Джин никогда даже не подумывала о том, чтобы не работать. Наоборот: когда оба они постареют, дела только пойдут в гору. Зрелый возраст, и чем старше, тем лучше, для нее, пишущей на темы здоровья, будет сущим благом — все эти новые лекарства, которые надо охватить, и такое множество проницательных читателей, читателей, обретаемых со временем. Это было единственное, насчет чего она не сомневалась, что они им располагают, — время. Она всегда полагала, хотя сейчас это казалось ей наивным, что порознь они окажутся лишь после смерти.
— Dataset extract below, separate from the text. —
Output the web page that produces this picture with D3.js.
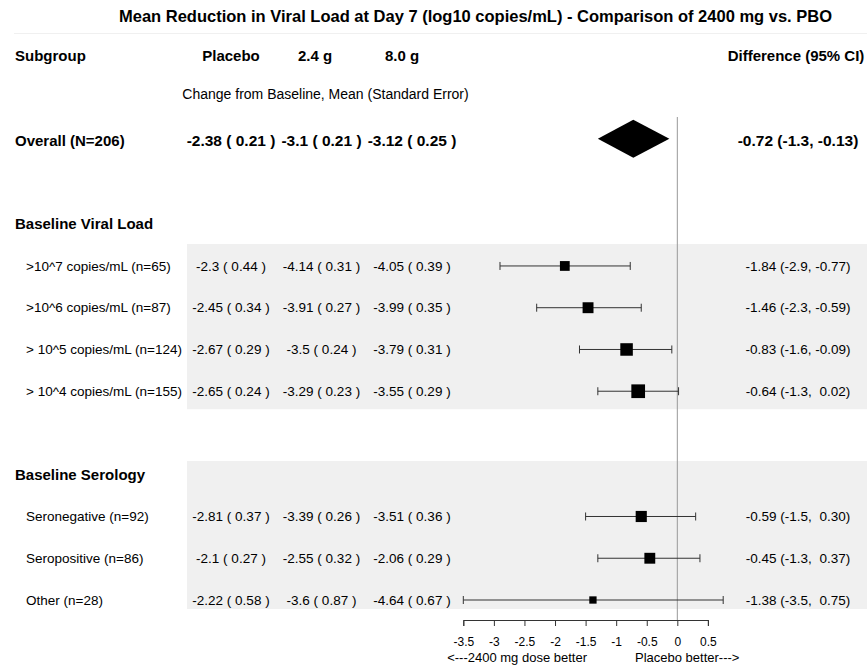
<!DOCTYPE html>
<html><head><meta charset="utf-8">
<script src="https://cdn.jsdelivr.net/npm/d3@7"></script>
<style>
body{margin:0;background:#fff}
text{font-family:"Liberation Sans",Arial,sans-serif;fill:#000}
</style>
</head><body>
<svg id="chart" width="867" height="668"></svg>
<script>
// ---------- data ----------
const chartTitle = "Mean Reduction in Viral Load at Day 7 (log10 copies/mL) - Comparison of 2400 mg vs. PBO";
const columnHeaders = ["Placebo", "2.4 g", "8.0 g"];
const subHeader = "Change from Baseline, Mean (Standard Error)";
const diffHeader = "Difference (95% CI)";
const rowLabels = ["Overall (N=206)", "", "Baseline Viral Load",
  ">10^7 copies/mL (n=65)", ">10^6 copies/mL (n=87)", "> 10^5 copies/mL (n=124)", "> 10^4 copies/mL (n=155)",
  "", "Baseline Serology",
  "Seronegative (n=92)", "Seropositive (n=86)", "Other (n=28)"];
const rowKinds = ["overall", "blank", "group", "sub", "sub", "sub", "sub", "blank", "group", "sub", "sub", "sub"];
const rowN = [206, null, null, 65, 87, 124, 155, null, null, 92, 86, 28];
const placeboMean = [-2.38, null, null, -2.3, -2.45, -2.67, -2.65, null, null, -2.81, -2.1, -2.22];
const placeboSE   = [0.21, null, null, 0.44, 0.34, 0.29, 0.24, null, null, 0.37, 0.27, 0.58];
const dose24Mean  = [-3.1, null, null, -4.14, -3.91, -3.5, -3.29, null, null, -3.39, -2.55, -3.6];
const dose24SE    = [0.21, null, null, 0.31, 0.27, 0.24, 0.23, null, null, 0.26, 0.32, 0.87];
const dose80Mean  = [-3.12, null, null, -4.05, -3.99, -3.79, -3.55, null, null, -3.51, -2.06, -4.64];
const dose80SE    = [0.25, null, null, 0.39, 0.35, 0.31, 0.29, null, null, 0.36, 0.29, 0.67];
const diffEst  = [-0.72, null, null, -1.84, -1.46, -0.83, -0.64, null, null, -0.59, -0.45, -1.38];
const diffLow  = [-1.3, null, null, -2.9, -2.3, -1.6, -1.3, null, null, -1.5, -1.3, -3.5];
const diffHigh = [-0.13, null, null, -0.77, -0.59, -0.09, 0.02, null, null, 0.30, 0.37, 0.75];
const shadedGroups = [[3, 6], [8, 11]];
const xTicks = [-3.5, -3, -2.5, -2, -1.5, -1, -0.5, 0, 0.5];
const axisLeftLabel = "<---2400 mg dose better";
const axisRightLabel = "Placebo better--->";

// ---------- layout ----------
const svg = d3.select("#chart");
const W = 867, H = 668;
const x = d3.scaleLinear().domain([-3.5, 0.5]).range([463.3, 707.9]);
const y = d3.scalePoint().domain(d3.range(rowLabels.length)).range([140.7, 600]);
const colX = d3.scalePoint().domain(d3.range(3)).range([231, 412]);
const headerColX = [231, 315, 402];
const diffX = 798;
const axisY = 620;
const sizeScale = d3.scaleSqrt().domain([28, 155]).range([7.3, 13.7]);
const bandPad = [[22, 18], [13.7, 9]];

// faint rule under title
svg.append("line").attr("x1", 14).attr("x2", W).attr("y1", 33.5).attr("y2", 33.5)
  .attr("stroke", "#f0f0f0").attr("stroke-width", 1);

// shaded bands
shadedGroups.forEach((g, i) => {
  const y0 = y(g[0]) - bandPad[i][0], y1 = y(g[1]) + bandPad[i][1];
  svg.append("rect").attr("x", 187).attr("y", y0).attr("width", W - 187).attr("height", y1 - y0)
    .attr("fill", "#f0f0f0");
});

// title
svg.append("text").attr("x", 475.5).attr("y", 22).attr("text-anchor", "middle")
  .attr("font-weight", "bold").attr("font-size", 16.5).text(chartTitle);

// header row
svg.append("text").attr("x", 15).attr("y", 56).attr("dy", "0.35em")
  .attr("font-weight", "bold").attr("font-size", 15).text("Subgroup");
columnHeaders.forEach((h, i) => {
  svg.append("text").attr("x", headerColX[i]).attr("y", 56).attr("dy", "0.35em").attr("text-anchor", "middle")
    .attr("font-weight", "bold").attr("font-size", 15).text(h);
});
svg.append("text").attr("x", 796).attr("y", 56).attr("dy", "0.35em").attr("text-anchor", "middle")
  .attr("font-weight", "bold").attr("font-size", 15).text(diffHeader);
svg.append("text").attr("x", 325.5).attr("y", 94).attr("dy", "0.35em").attr("text-anchor", "middle")
  .attr("font-size", 14).text(subHeader);

// reference line at 0
svg.append("line").attr("x1", x(0)).attr("x2", x(0)).attr("y1", 117).attr("y2", axisY)
  .attr("stroke", "#999").attr("stroke-width", 1);

// rows
const fmtMSE = (m, s) => `${m} ( ${s} )`;
const fmtDiff = (e, l, h) => `${e.toFixed(2)} (${l}, ${h >= 0 ? " " : ""}${h.toFixed(2)})`;
rowLabels.forEach((lab, i) => {
  const kind = rowKinds[i];
  if (kind === "blank") return;
  const bold = kind !== "sub";
  const fs = bold ? 15 : 13.5;
  const yy = y(i);
  svg.append("text").attr("x", kind === "sub" ? 26 : 15).attr("y", yy).attr("dy", "0.35em")
    .attr("font-weight", bold ? "bold" : "normal").attr("font-size", fs).text(lab);
  if (kind === "group") return;
  const nfs = kind === "overall" ? 15.5 : fs;
  [[placeboMean, placeboSE], [dose24Mean, dose24SE], [dose80Mean, dose80SE]].forEach((arr, c) => {
    svg.append("text").attr("x", colX(c)).attr("y", yy).attr("dy", "0.35em").attr("text-anchor", "middle")
      .style("white-space", "pre")
      .attr("font-weight", bold ? "bold" : "normal").attr("font-size", nfs).text(fmtMSE(arr[0][i], arr[1][i]));
  });
  svg.append("text").attr("x", diffX).attr("y", yy).attr("dy", "0.35em").attr("text-anchor", "middle")
    .style("white-space", "pre")
    .attr("font-weight", bold ? "bold" : "normal").attr("font-size", nfs)
    .text(fmtDiff(diffEst[i], diffLow[i], diffHigh[i]));

  if (kind === "overall") {
    const cy = yy - 2, hh = 19;
    svg.append("path")
      .attr("d", `M${x(diffLow[i])},${cy}L${x(diffEst[i])},${cy - hh}L${x(diffHigh[i])},${cy}L${x(diffEst[i])},${cy + hh}Z`)
      .attr("fill", "#000");
  } else {
    const g = svg.append("g");
    g.append("line").attr("x1", x(diffLow[i])).attr("x2", x(diffHigh[i])).attr("y1", yy).attr("y2", yy)
      .attr("stroke", "#333").attr("stroke-width", 1);
    [diffLow[i], diffHigh[i]].forEach(v => {
      g.append("line").attr("x1", x(v)).attr("x2", x(v)).attr("y1", yy - 4).attr("y2", yy + 4)
        .attr("stroke", "#333").attr("stroke-width", 1);
    });
    const s = sizeScale(rowN[i]);
    g.append("rect").attr("x", x(diffEst[i]) - s / 2).attr("y", yy - s / 2).attr("width", s).attr("height", s)
      .attr("fill", "#000");
  }
});

// axis
const axis = d3.axisBottom(x).tickValues(xTicks).tickSize(6).tickSizeOuter(6).tickPadding(11)
  .tickFormat(d => String(d));
const ag = svg.append("g").attr("transform", `translate(0,${axisY})`).call(axis);
ag.select(".domain").attr("stroke", "#333");
ag.selectAll(".tick line").attr("stroke", "#333");
ag.selectAll(".tick text").attr("font-size", 12).attr("fill", "#000")
  .attr("font-family", "Liberation Sans, Arial, sans-serif");

svg.append("text").attr("x", 587).attr("y", 657).attr("dy", "0.35em").attr("text-anchor", "end")
  .attr("font-size", 13).text(axisLeftLabel);
svg.append("text").attr("x", 635).attr("y", 657).attr("dy", "0.35em").attr("text-anchor", "start")
  .attr("font-size", 13).text(axisRightLabel);
</script>
</body></html>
В клинике практически никого не было — только дама в тюрбане и Джин. Почему же это тянется так долго? Прислонив голову к стене, она смотрела на гериатрический вентилятор. Нависшие над ней ужасы — неверность, отрицания и взаимные обвинения, разъединение — заставляли ее жаждать, почти физически, передышки в более невинном времени. Закрыв глаза, она перенеслась на тридцать пять лет назад, в Адирондак. На те танцы в конце лета, когда все стулья в зале с высоким потолком из гофрированного железа сдвинуты к стенам, и с одной стороны неловко держатся за свои сидения девочки в ситцевых и льняных платьях, а напротив располагаются мальчики, чьи смоченные водой и приглаженные волосы разделены отчетливым пробором, и никто не смотрит друг на друга. Все слушают, как выкликает номера остриженный под машинку староста лагеря, и, когда выдвигается очередная шеренга мальчиков, Джин старается не думать о том, что она останется невыбранной. До-си-до! Поворачивайте, партнершу, поворачивайте! Ныряйте за устрицей, выкапывайте моллюска! Джин надо, чтобы ее выбрали. Это лучший вечер лета, и он уже наполовину прошел. И продвигается дальше в этой долине, и ты вращаешься влево и вправо… и ты кружишься с девочкой, которая, быть может, тебя любит, и ты кружишься со своей девчонкой с Красной речки.
Опять кто-то назвал ее имя. Ее провели по длинному гулкому коридору, пропустили в маленький смотровой кабинет и покинули.